Jammu and Kashmir State Legislature
- Long title An Act to provide for setting out the regime of right to information for the people of the State to secure access to information under the control of public authorities in order to promote transparency and accountability in the working of every public authority, the constitution of a State Information Commission and for matters connected therewith or incidental thereto. ;
- Citation: Act No. VIII of 2009
- Territorial extent: State of Jammu and Kashmir
- Enacted by: Jammu and Kashmir State Legislature
- Enacted: 20-03-2009
- Assented to: 20-03-2009
- Commenced: 20-03-2009

Legislative history
- First reading: Mushtaq Reshi

Repealed by
- Jammu and Kashmir Reorganisation Act, 2019

= Jammu and Kashmir Right to Information Act, 2009 =

Indian subnational legislation

The Jammu and Kashmir Right to Information Act, 2009 came into force on 20 March 2009, repealing and replacing the erstwhile Jammu and Kashmir Right to Information Act, 2004 and the Jammu and Kashmir Right to Information (Amendment) Act, 2008. The Act is based closely upon the Central Right to Information Act, 2005. Like all RTI legislation, it is intended to provide citizens of the state of Jammu and Kashmir with a legal mandate mechanism for obtaining government records.

==History==
===J&K RTI Act 2004===
The Jammu & Kashmir Right to Information Act, 2004, was enacted on 7 January 2004. The Rules to the Act were issued on 30 June 2005.
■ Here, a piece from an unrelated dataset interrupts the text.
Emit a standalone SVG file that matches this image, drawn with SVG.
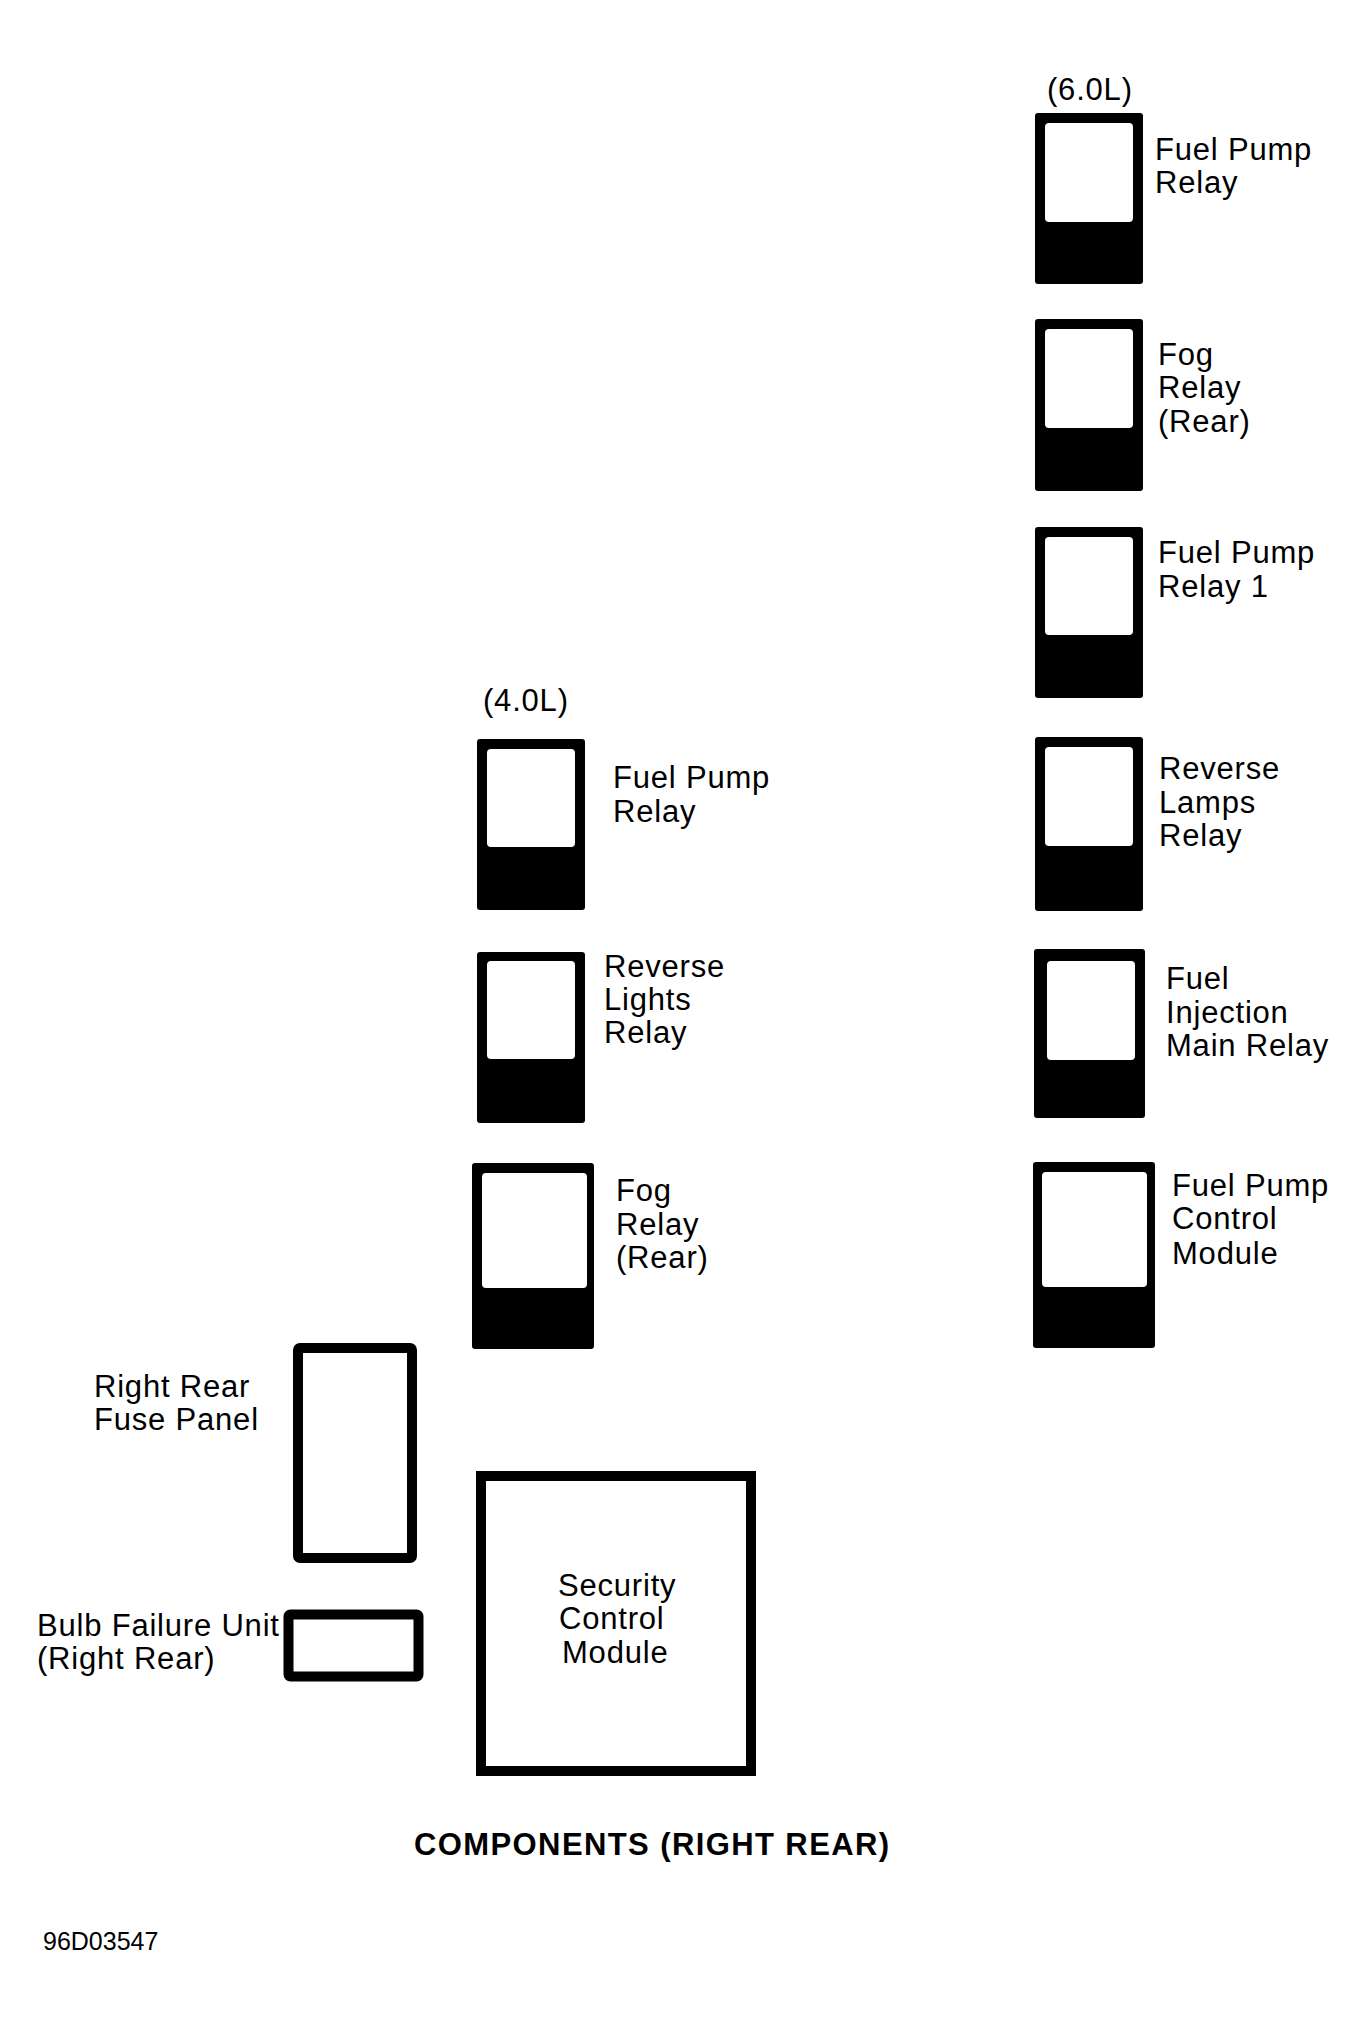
<svg xmlns="http://www.w3.org/2000/svg" width="1367" height="2025" viewBox="0 0 1367 2025">
<style>
text{font-family:"Liberation Sans",Arial,sans-serif;fill:#000}
.lbl{font-size:31px;letter-spacing:0.8px}
.title{font-size:31px;font-weight:bold;letter-spacing:1.4px}
.code{font-size:25px}
.outer{fill:#000}
.inner{fill:#fff}
.box{fill:#fff;stroke:#000;stroke-width:10}
</style>
<rect width="1367" height="2025" fill="#fff"/>

<g id="label-60L"><text class="lbl" x="1047" y="100">(6.0L)</text></g>

<g id="fuel-pump-relay-60">
<rect class="outer" x="1035" y="113" width="108" height="171" rx="3"/>
<rect class="inner" x="1045" y="123" width="88" height="99" rx="4"/>
<text class="lbl" x="1155" y="160">Fuel Pump</text>
<text class="lbl" x="1155" y="193">Relay</text>
</g>

<g id="fog-relay-rear-60">
<rect class="outer" x="1035" y="319" width="108" height="172" rx="3"/>
<rect class="inner" x="1045" y="329" width="88" height="99" rx="4"/>
<text class="lbl" x="1158" y="365">Fog</text>
<text class="lbl" x="1158" y="398">Relay</text>
<text class="lbl" x="1158" y="432">(Rear)</text>
</g>

<g id="fuel-pump-relay-1">
<rect class="outer" x="1035" y="527" width="108" height="171" rx="3"/>
<rect class="inner" x="1045" y="537" width="88" height="98" rx="4"/>
<text class="lbl" x="1158" y="563">Fuel Pump</text>
<text class="lbl" x="1158" y="597">Relay 1</text>
</g>

<g id="reverse-lamps-relay">
<rect class="outer" x="1035" y="737" width="108" height="174" rx="3"/>
<rect class="inner" x="1045" y="747" width="88" height="99" rx="4"/>
<text class="lbl" x="1159" y="779">Reverse</text>
<text class="lbl" x="1159" y="813">Lamps</text>
<text class="lbl" x="1159" y="846">Relay</text>
</g>

<g id="fuel-injection-main-relay">
<rect class="outer" x="1034" y="949" width="111" height="169" rx="3"/>
<rect class="inner" x="1047" y="961" width="88" height="99" rx="4"/>
<text class="lbl" x="1166" y="989">Fuel</text>
<text class="lbl" x="1166" y="1023">Injection</text>
<text class="lbl" x="1166" y="1056">Main Relay</text>
</g>

<g id="fuel-pump-control-module">
<rect class="outer" x="1033" y="1162" width="122" height="186" rx="3"/>
<rect class="inner" x="1042" y="1172" width="105" height="115" rx="4"/>
<text class="lbl" x="1172" y="1196">Fuel Pump</text>
<text class="lbl" x="1172" y="1229">Control</text>
<text class="lbl" x="1172" y="1264">Module</text>
</g>

<g id="label-40L"><text class="lbl" x="483" y="711">(4.0L)</text></g>

<g id="fuel-pump-relay-40">
<rect class="outer" x="477" y="739" width="108" height="171" rx="3"/>
<rect class="inner" x="487" y="749" width="88" height="98" rx="4"/>
<text class="lbl" x="613" y="788">Fuel Pump</text>
<text class="lbl" x="613" y="822">Relay</text>
</g>

<g id="reverse-lights-relay">
<rect class="outer" x="477" y="952" width="108" height="171" rx="3"/>
<rect class="inner" x="487" y="961" width="88" height="98" rx="4"/>
<text class="lbl" x="604" y="977">Reverse</text>
<text class="lbl" x="604" y="1010">Lights</text>
<text class="lbl" x="604" y="1043">Relay</text>
</g>

<g id="fog-relay-rear-40">
<rect class="outer" x="472" y="1163" width="122" height="186" rx="3"/>
<rect class="inner" x="482" y="1173" width="105" height="115" rx="4"/>
<text class="lbl" x="616" y="1201">Fog</text>
<text class="lbl" x="616" y="1235">Relay</text>
<text class="lbl" x="616" y="1268">(Rear)</text>
</g>

<g id="right-rear-fuse-panel">
<rect class="box" x="298" y="1348" width="114" height="210" rx="2"/>
<text class="lbl" x="94" y="1397">Right Rear</text>
<text class="lbl" x="94" y="1430">Fuse Panel</text>
</g>

<g id="bulb-failure-unit">
<rect class="box" x="288.5" y="1614.5" width="130" height="62" rx="2"/>
<text class="lbl" x="37" y="1636">Bulb Failure Unit</text>
<text class="lbl" x="37" y="1669">(Right Rear)</text>
</g>

<g id="security-control-module">
<rect class="box" x="481" y="1476" width="270" height="295"/>
<text class="lbl" x="558" y="1596">Security</text>
<text class="lbl" x="559" y="1629">Control</text>
<text class="lbl" x="562" y="1663">Module</text>
</g>

<g id="connectors"></g>

<g id="caption">
<text class="title" x="414" y="1855">COMPONENTS (RIGHT REAR)</text>
<text class="code" x="43" y="1950">96D03547</text>
</g>
</svg>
The enactment of this Act came within the larger context of the Right to Information movement in India, which resulted in the passage of several state-level RTI Acts across India, including Tamil Nadu (1997), Goa (1997), Rajasthan (2000), Karnataka (2000), Delhi (2001), Maharashtra (2002), Madhya Pradesh (2003), Assam (2002) and Jammu and Kashmir (2004). The movement culminated in the passage of the (Central) Right to Information Act, 2005, which was partially intended to supersede the various state-level Acts. Furthermore, the (Central) RTI Act, 2005 enshrines stronger provisions than those seen in the individual state-level Acts.

As such, the (Central) RTI Act, 2005 applies to the Union Government of India and all of its states and territories, but not to the state of Jammu & Kashmir. Jammu & Kashmir is accorded special provisions under Article 370 of the Constitution of India, which exempts most legislation passed in the Parliament of India from automatically applying to the state of Jammu & Kashmir. Instead, under the Constitution of Jammu & Kashmir, the state's own Legislative Assembly has the option of (a) voting to "extend" a Union Act to its own state using a special legislative procedure, (b) voting to enact a state-specific law of its own using the traditional state-level drafting process, or (c) simply ignoring the Union Act altogether.

===J&K RTI Amendment Act 2008===
Despite several years of lobbying by citizens' groups, the government of Jammu & Kashmir opted not to extend the Central Right to Information Act, 2005 to J&K. Consequently, residents of J&K seeking information from their state government used the older and weaker Jammu & Kashmir Right to Information Act, 2004.

In, September 2007, the government passed the Jammu & Kashmir Right to Information (Amendment) Act, which was duly notified in the Jammu & Kashmir gazette in January 2008. The Amendment Act, 2008 includes several amendments to the original 2004 act to bring it closer in-line with the (Central) RTI Act, 2005, though it has been criticized by citizen's groups for "watering down" its key provisions. The Amendment Act, 2008 was technically "in force" but was never implemented in spirit. The Rules to the Amendment Act were never issued, and the crucial Jammu & Kashmir State Information Commission stipulated in the Act was never constituted and appointed.

===Present act===
In December 2008, the National Conference party led by Omar Abdullah announced that a new RTI Act was among their "election manifesto" goals. The National Conference was elected to power and Omar Abdullah became the state's Chief Minister. A draft bill was tabled on 7 March 2009, and passed by the Legislative Assembly and the Legislative Council by 12 March 2009. The Act was gazetted (came into force) on 20 March 2009. The Rules to the Act were gazetted on 6 June 2009. The government is appointing Public Information Officers (PIOs) and Assistant Public Information Officers (APIOs).